From the first line of the listing below, retype each line up to and including the one with "const yTicks = [0, 0.2, 0.4, 0.6, 0.8, 1, 1.2, 1.4];"; pictures stay out.

:: Data excerpt ::

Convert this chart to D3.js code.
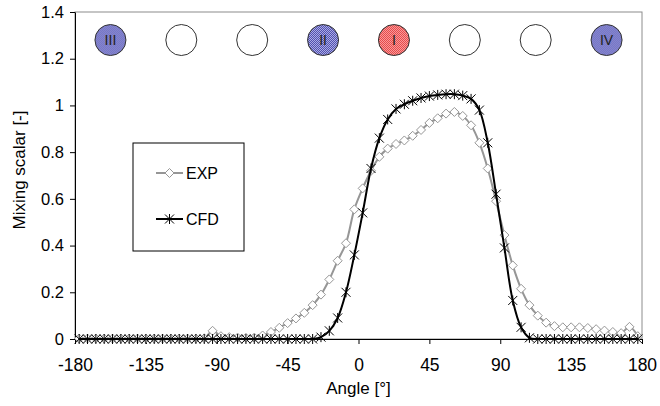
<!DOCTYPE html>
<html>
<head>
<meta charset="utf-8">
<script src="https://cdn.jsdelivr.net/npm/d3@7"></script>
<style>
body { margin: 0; background: #fff; }
svg text { font-family: "Liberation Sans", Arial, sans-serif; }
</style>
</head>
<body>
<svg id="chart" width="660" height="406"></svg>
<script>
// Measurement angles (deg)
const angles = [
-177.35, -172.06, -166.76, -161.47, -156.18, -150.88, -145.59, -140.29, -135.00, -129.71,
-124.41, -119.12, -113.82, -108.53, -103.24, -97.94, -92.65, -87.35, -82.06, -76.76,
-71.47, -66.18, -60.88, -55.59, -50.29, -45.00, -39.71, -34.41, -29.12, -23.82,
-18.53, -13.24, -7.94, -2.65,
2.65, 7.94, 13.24, 18.53, 23.82, 29.12, 34.41, 39.71, 45.00, 50.29,
55.59, 60.88, 66.18, 71.47, 76.76, 82.06, 87.35, 92.65, 97.94, 103.24,
108.53, 113.82, 119.12, 124.41, 129.71, 135.00, 140.29, 145.59, 150.88, 156.18,
161.47, 166.76, 172.06, 177.35
];

const expValues = [
0.002, 0.002, 0.002, 0.002, 0.002, 0.002, 0.002, 0.002, 0.002, 0.002,
0.002, 0.002, 0.002, 0.002, 0.002, 0.003, 0.035, 0.012, 0.008, 0.006,
0.005, 0.006, 0.015, 0.03, 0.048, 0.068, 0.088, 0.112, 0.145, 0.19,
0.255, 0.335, 0.41, 0.555,
0.645, 0.72, 0.78, 0.815, 0.835, 0.85, 0.87, 0.895, 0.925, 0.945,
0.965, 0.972, 0.955, 0.915, 0.84, 0.73, 0.59, 0.445, 0.315, 0.215,
0.145, 0.1, 0.07, 0.055, 0.05, 0.05, 0.05, 0.047, 0.042, 0.036,
0.03, 0.025, 0.052, 0.012
];

const cfdValues = [
0, 0, 0, 0, 0, 0, 0, 0, 0, 0,
0, 0, 0, 0, 0, 0, 0, 0, 0, 0,
0, 0, 0, 0, 0, 0, 0, 0, 0, 0.008,
0.035, 0.09, 0.2, 0.36,
0.54, 0.73, 0.86, 0.94, 0.985, 1.005, 1.02, 1.032, 1.04, 1.045,
1.048, 1.048, 1.042, 1.028, 0.98, 0.84, 0.62, 0.39, 0.165, 0.05,
0.005, 0, 0, 0, 0, 0, 0, 0, 0, 0,
0, 0, 0, 0
];

const xTicks = [-180, -135, -90, -45, 0, 45, 90, 135, 180];
const yTicks = [0, 0.2, 0.4, 0.6, 0.8, 1, 1.2, 1.4];

// Jet position circles along the top
const jetAngles = [-157.5, -112.5, -67.5, -22.5, 22.5, 67.5, 112.5, 157.5];
const jetLabels = ["III", "", "", "II", "I", "", "", "IV"];
const jetKinds = ["blue", "none", "none", "blue", "red", "none", "none", "blue"];
const jetLevel = 1.28;

// Chart dimensions
const margin = { top: 12, right: 18, bottom: 67, left: 75 };
const width = 660;
const height = 406;
const innerWidth = width - margin.left - margin.right;
const innerHeight = height - margin.top - margin.bottom;

const xScale = d3.scaleLinear().domain([-180, 180]).range([0, innerWidth]);
const yScale = d3.scaleLinear().domain([0, 1.4]).range([innerHeight, 0]);

const root = d3.select("#chart");

// dithered fills like the original
const defs = root.append("defs");
function dither(id, light, dark) {
  const p = defs.append("pattern").attr("id", id)
    .attr("width", 2).attr("height", 2).attr("patternUnits", "userSpaceOnUse");
  p.append("rect").attr("width", 2).attr("height", 2).attr("fill", light);
  p.append("rect").attr("x", 0).attr("y", 0).attr("width", 1).attr("height", 1).attr("fill", dark);
  p.append("rect").attr("x", 1).attr("y", 1).attr("width", 1).attr("height", 1).attr("fill", dark);
}
dither("blueFill", "#b4b4ec", "#4848a8");
dither("redFill", "#ffa0a0", "#e04444");

const svg = root.append("g")
  .attr("transform", `translate(${margin.left}, ${margin.top})`);

// plot area frame (top / right in gray)
svg.append("rect")
  .attr("width", innerWidth).attr("height", innerHeight)
  .attr("fill", "none").attr("stroke", "#8c8c8c").attr("stroke-width", 1);

// axes
const xAxis = d3.axisBottom(xScale)
  .tickValues(xTicks)
  .tickFormat(d => String(d))
  .tickSizeInner(5)
  .tickSizeOuter(0)
  .tickPadding(15);

const yAxis = d3.axisLeft(yScale)
  .tickValues(yTicks)
  .tickFormat(d => String(d))
  .tickSizeInner(5)
  .tickSizeOuter(0)
  .tickPadding(6);

const gx = svg.append("g")
  .attr("class", "x-axis")
  .attr("transform", `translate(0, ${innerHeight})`)
  .call(xAxis);
const gy = svg.append("g")
  .attr("class", "y-axis")
  .call(yAxis);

gx.attr("font-size", 17.5);
gy.attr("font-size", 16.5);
[gx, gy].forEach(g => {
  g.selectAll("path, line").attr("stroke", "#000");
  g.selectAll("text").attr("fill", "#000");
});

// axis titles
svg.append("text")
  .attr("x", innerWidth / 2)
  .attr("y", innerHeight + 55)
  .attr("text-anchor", "middle")
  .attr("font-size", 17)
  .text("Angle [°]");

svg.append("text")
  .attr("transform", `translate(${25 - margin.left}, ${158}) rotate(-90)`)
  .attr("text-anchor", "middle")
  .attr("font-size", 17)
  .text("Mixing scalar [-]");

// data lines
const expData = angles.map((a, i) => ({ a: a, v: expValues[i] }));
const cfdData = angles.map((a, i) => ({ a: a, v: cfdValues[i] }));

const line = d3.line()
  .x(d => xScale(d.a))
  .y(d => yScale(d.v))
  .curve(d3.curveCatmullRom);

const diamond = "M0,-4.5L4.5,0L0,4.5L-4.5,0Z";
const star = "M-4.5,-4.5L4.5,4.5M-4.5,4.5L4.5,-4.5M0,-5L0,5";

svg.append("path")
  .datum(expData)
  .attr("fill", "none")
  .attr("stroke", "#969696")
  .attr("stroke-width", 2)
  .attr("d", line);

svg.append("g").selectAll("path")
  .data(expData)
  .join("path")
  .attr("transform", d => `translate(${xScale(d.a)}, ${yScale(d.v)})`)
  .attr("d", diamond)
  .attr("fill", "#fff")
  .attr("stroke", "#969696")
  .attr("stroke-width", 1);

svg.append("path")
  .datum(cfdData)
  .attr("fill", "none")
  .attr("stroke", "#000")
  .attr("stroke-width", 2)
  .attr("d", line);

svg.append("g").selectAll("path")
  .data(cfdData)
  .join("path")
  .attr("transform", d => `translate(${xScale(d.a)}, ${yScale(d.v)})`)
  .attr("d", star)
  .attr("fill", "none")
  .attr("stroke", "#000")
  .attr("stroke-width", 1);

// jet circles
const jets = svg.append("g").selectAll("g")
  .data(jetAngles.map((a, i) => ({ a: a, label: jetLabels[i], kind: jetKinds[i] })))
  .join("g")
  .attr("transform", d => `translate(${xScale(d.a)}, ${yScale(jetLevel)})`);

jets.append("circle")
  .attr("r", 15.5)
  .attr("fill", d => d.kind === "blue" ? "url(#blueFill)" : d.kind === "red" ? "url(#redFill)" : "#fff")
  .attr("stroke", "#333")
  .attr("stroke-width", 1);

jets.append("text")
  .attr("text-anchor", "middle")
  .attr("dy", "0.36em")
  .attr("font-size", 14)
  .attr("fill", "#222")
  .text(d => d.label);

// legend
const legend = svg.append("g").attr("transform", `translate(${133 - margin.left}, ${143 - margin.top})`);
legend.append("rect")
  .attr("width", 111).attr("height", 108)
  .attr("fill", "#fff").attr("stroke", "#000").attr("stroke-width", 1);

const legendItems = [
  { name: "EXP", color: "#969696", shape: diamond, fill: "#fff", y: 30 },
  { name: "CFD", color: "#000", shape: star, fill: "none", y: 76 }
];
legendItems.forEach(it => {
  legend.append("line")
    .attr("x1", 23).attr("x2", 50).attr("y1", it.y).attr("y2", it.y)
    .attr("stroke", it.color).attr("stroke-width", 2);
  legend.append("path")
    .attr("transform", `translate(36.5, ${it.y})`)
    .attr("d", it.shape).attr("fill", it.fill)
    .attr("stroke", it.color).attr("stroke-width", 1);
  legend.append("text")
    .attr("x", 53).attr("y", it.y + 6)
    .attr("font-size", 16)
    .text(it.name);
});
</script>
</body>
</html>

:::

-- Written answer --
Convert this chart to D3.js code.
<!DOCTYPE html>
<html>
<head>
<meta charset="utf-8">
<script src="https://cdn.jsdelivr.net/npm/d3@7"></script>
<style>
body { margin: 0; background: #fff; }
svg text { font-family: "Liberation Sans", Arial, sans-serif; }
</style>
</head>
<body>
<svg id="chart" width="660" height="406"></svg>
<script>
// Measurement angles (deg)
const angles = [
-177.35, -172.06, -166.76, -161.47, -156.18, -150.88, -145.59, -140.29, -135.00, -129.71,
-124.41, -119.12, -113.82, -108.53, -103.24, -97.94, -92.65, -87.35, -82.06, -76.76,
-71.47, -66.18, -60.88, -55.59, -50.29, -45.00, -39.71, -34.41, -29.12, -23.82,
-18.53, -13.24, -7.94, -2.65,
2.65, 7.94, 13.24, 18.53, 23.82, 29.12, 34.41, 39.71, 45.00, 50.29,
55.59, 60.88, 66.18, 71.47, 76.76, 82.06, 87.35, 92.65, 97.94, 103.24,
108.53, 113.82, 119.12, 124.41, 129.71, 135.00, 140.29, 145.59, 150.88, 156.18,
161.47, 166.76, 172.06, 177.35
];

const expValues = [
0.002, 0.002, 0.002, 0.002, 0.002, 0.002, 0.002, 0.002, 0.002, 0.002,
0.002, 0.002, 0.002, 0.002, 0.002, 0.003, 0.035, 0.012, 0.008, 0.006,
0.005, 0.006, 0.015, 0.03, 0.048, 0.068, 0.088, 0.112, 0.145, 0.19,
0.255, 0.335, 0.41, 0.555,
0.645, 0.72, 0.78, 0.815, 0.835, 0.85, 0.87, 0.895, 0.925, 0.945,
0.965, 0.972, 0.955, 0.915, 0.84, 0.73, 0.59, 0.445, 0.315, 0.215,
0.145, 0.1, 0.07, 0.055, 0.05, 0.05, 0.05, 0.047, 0.042, 0.036,
0.03, 0.025, 0.052, 0.012
];

const cfdValues = [
0, 0, 0, 0, 0, 0, 0, 0, 0, 0,
0, 0, 0, 0, 0, 0, 0, 0, 0, 0,
0, 0, 0, 0, 0, 0, 0, 0, 0, 0.008,
0.035, 0.09, 0.2, 0.36,
0.54, 0.73, 0.86, 0.94, 0.985, 1.005, 1.02, 1.032, 1.04, 1.045,
1.048, 1.048, 1.042, 1.028, 0.98, 0.84, 0.62, 0.39, 0.165, 0.05,
0.005, 0, 0, 0, 0, 0, 0, 0, 0, 0,
0, 0, 0, 0
];

const xTicks = [-180, -135, -90, -45, 0, 45, 90, 135, 180];
const yTicks = [0, 0.2, 0.4, 0.6, 0.8, 1, 1.2, 1.4];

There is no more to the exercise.